Which National Park is Easier to Access?
California is the most populous state in America, with around 40 million residents. That means 40 million people are within a day’s drive of Yosemite, with many international travelers visiting on a daily basis from San Francisco. And recently, because Yosemite has been on the big screen, as featured in the movie “Free Solo,” the attendance continues to climb. You can reach Yosemite in less than one day from San Francisco, whether in your own car or on a tour.
Yellowstone, though, is in Wyoming, one of America’s least populous states, with few large cities nearby. That means many of the visitors to Yellowstone show up only for the national park. No big cities to explore, and no California coast road trip. It’s instead nature, the wild west of America and wildlife. And it will take way more time than only a one-day drive. You’ll most likely be flying to Jackson and then driving to Yellowstone.
Yosemite’s Wildlife vs. Yellowstone’s Wildlife
Both parks are home to a variety of birds. Both have bears. But Yellowstone’s wildlife is more varied than Yosemite’s. Why? Look at the list of Yellowstone’s creatures: wolves, elk, and bald eagles bathing in rivers; even when you drive through Yellowstone, it’s not unusual to see a one-ton bison in the middle of the road.
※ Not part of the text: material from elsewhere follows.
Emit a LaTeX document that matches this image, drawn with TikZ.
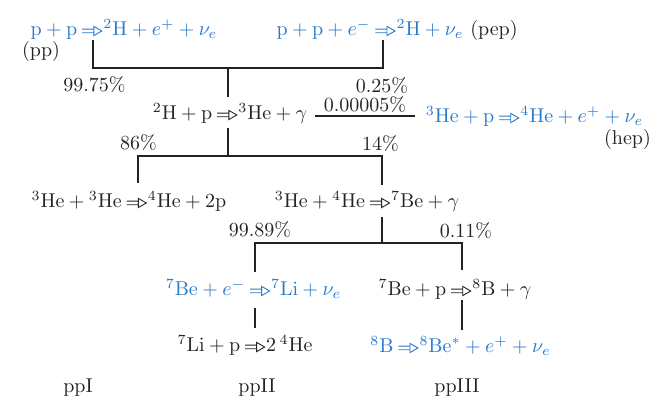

The bear population is larger in Yellowstone as well, with both grizzlies and black bears, whereas in Yosemite you can find only black bears (because the grizzlies have been extinct in California since the 1800s.) This makes your wilderness hiking in Yosemite less scary, with bear spray rarely needed, but less wildlife sightings in the popular spots of the park.
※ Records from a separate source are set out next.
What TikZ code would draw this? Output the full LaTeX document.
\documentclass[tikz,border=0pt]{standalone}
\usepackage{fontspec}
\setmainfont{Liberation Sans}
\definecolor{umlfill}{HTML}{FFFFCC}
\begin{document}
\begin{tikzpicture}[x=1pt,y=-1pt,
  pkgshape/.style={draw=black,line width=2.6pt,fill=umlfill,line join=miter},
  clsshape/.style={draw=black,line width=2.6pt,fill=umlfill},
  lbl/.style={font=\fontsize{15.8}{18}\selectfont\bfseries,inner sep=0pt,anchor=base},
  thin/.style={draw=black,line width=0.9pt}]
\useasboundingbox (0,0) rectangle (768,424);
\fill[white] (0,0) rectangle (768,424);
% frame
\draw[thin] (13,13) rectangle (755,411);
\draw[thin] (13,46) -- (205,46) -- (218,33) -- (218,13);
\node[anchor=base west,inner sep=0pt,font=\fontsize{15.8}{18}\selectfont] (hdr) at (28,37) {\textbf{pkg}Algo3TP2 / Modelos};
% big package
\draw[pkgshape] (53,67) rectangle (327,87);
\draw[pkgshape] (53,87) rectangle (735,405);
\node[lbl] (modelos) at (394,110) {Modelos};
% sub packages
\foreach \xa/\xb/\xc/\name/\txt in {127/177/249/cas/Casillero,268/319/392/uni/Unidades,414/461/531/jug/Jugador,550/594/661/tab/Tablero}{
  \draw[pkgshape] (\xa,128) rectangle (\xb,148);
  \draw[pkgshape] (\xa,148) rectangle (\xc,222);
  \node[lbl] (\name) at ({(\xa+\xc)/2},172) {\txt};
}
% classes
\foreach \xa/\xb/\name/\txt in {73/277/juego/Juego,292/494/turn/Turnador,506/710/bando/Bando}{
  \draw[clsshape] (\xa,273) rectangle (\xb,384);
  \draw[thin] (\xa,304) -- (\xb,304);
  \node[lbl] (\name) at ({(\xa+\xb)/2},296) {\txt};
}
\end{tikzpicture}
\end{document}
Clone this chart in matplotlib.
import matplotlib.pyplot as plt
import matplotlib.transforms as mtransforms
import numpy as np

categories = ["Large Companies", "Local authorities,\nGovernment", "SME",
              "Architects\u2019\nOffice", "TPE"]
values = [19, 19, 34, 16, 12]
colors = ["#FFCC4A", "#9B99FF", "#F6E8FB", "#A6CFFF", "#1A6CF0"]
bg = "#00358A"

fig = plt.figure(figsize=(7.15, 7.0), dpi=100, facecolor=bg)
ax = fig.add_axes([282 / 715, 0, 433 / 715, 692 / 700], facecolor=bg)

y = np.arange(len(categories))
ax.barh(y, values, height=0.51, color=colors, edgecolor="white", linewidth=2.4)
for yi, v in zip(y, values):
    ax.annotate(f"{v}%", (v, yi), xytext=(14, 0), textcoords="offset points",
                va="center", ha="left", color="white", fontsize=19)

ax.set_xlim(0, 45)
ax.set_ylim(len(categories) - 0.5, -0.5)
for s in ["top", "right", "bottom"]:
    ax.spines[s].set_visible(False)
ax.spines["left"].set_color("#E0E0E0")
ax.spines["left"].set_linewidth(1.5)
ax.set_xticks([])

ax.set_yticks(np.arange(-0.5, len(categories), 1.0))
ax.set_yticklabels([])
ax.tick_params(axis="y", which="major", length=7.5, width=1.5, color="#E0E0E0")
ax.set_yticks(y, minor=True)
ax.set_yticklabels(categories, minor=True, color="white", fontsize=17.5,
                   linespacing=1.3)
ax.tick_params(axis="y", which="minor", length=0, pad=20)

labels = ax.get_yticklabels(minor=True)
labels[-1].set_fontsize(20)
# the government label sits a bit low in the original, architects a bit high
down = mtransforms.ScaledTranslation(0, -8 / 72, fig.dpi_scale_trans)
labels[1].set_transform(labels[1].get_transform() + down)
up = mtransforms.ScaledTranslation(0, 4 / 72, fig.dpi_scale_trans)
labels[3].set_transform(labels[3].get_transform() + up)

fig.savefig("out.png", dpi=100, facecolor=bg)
Animals in Yosemite include bears, deer, bobcats, and snakes, but there are nowhere near as many around popular areas as in Yellowstone.
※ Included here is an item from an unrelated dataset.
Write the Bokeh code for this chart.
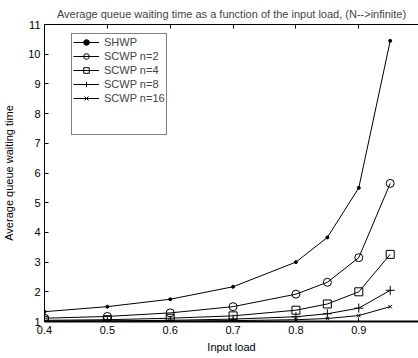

Accommodation in Each National Park
The accommodations in Yellowstone and Yosemite are similar, as in many other national parks in America. Both consist of a few rustic hotels, public campsites, an opportunity to camp in the backcountry with wildlife, and luxury accommodations. The high-end accommodation in Yosemite is The Ahwahnee Hotel, which has hosted royalty, celebrities, and presidents, whereas Yellowstone has the Old Faithful Inn, where you can stay adjacent to the famous geyser.
Because Yellowstone has fewer visitors than Yosemite, only 2-3 million per year instead of 4-5 million, you can usually find reservations more easily, although not guaranteed. With large crowds in Yosemite, though, especially in summer, you are forced to get creative, and maybe even book a private hike in the Yosemite backcountry, a true wilderness experience.
Which Park Would You Rather Experience?
We, of course, are biased towards Yosemite. This is our backyard, our home. And after spending years here, although we appreciate the beauty and remoteness of Yellowstone, we enjoy the city of San Francisco and the easy access to the wilderness in Yosemite. We have the tech and the trees. The beach and, after a half-day drive, the bears.
But really, as a diplomatic answer, there is no comparison. Yellowstone is different than Yosemite, as the Arches is different than the Grand Canyon. The same as Paris is different than San Francisco. Which national park is better? It’s all about what you enjoy, who you are with, the time of year, and what you choose to do.
Unfortunately, we do not offer tours of Yellowstone. It’s logistically unfeasible, and we enjoy Yosemite too much.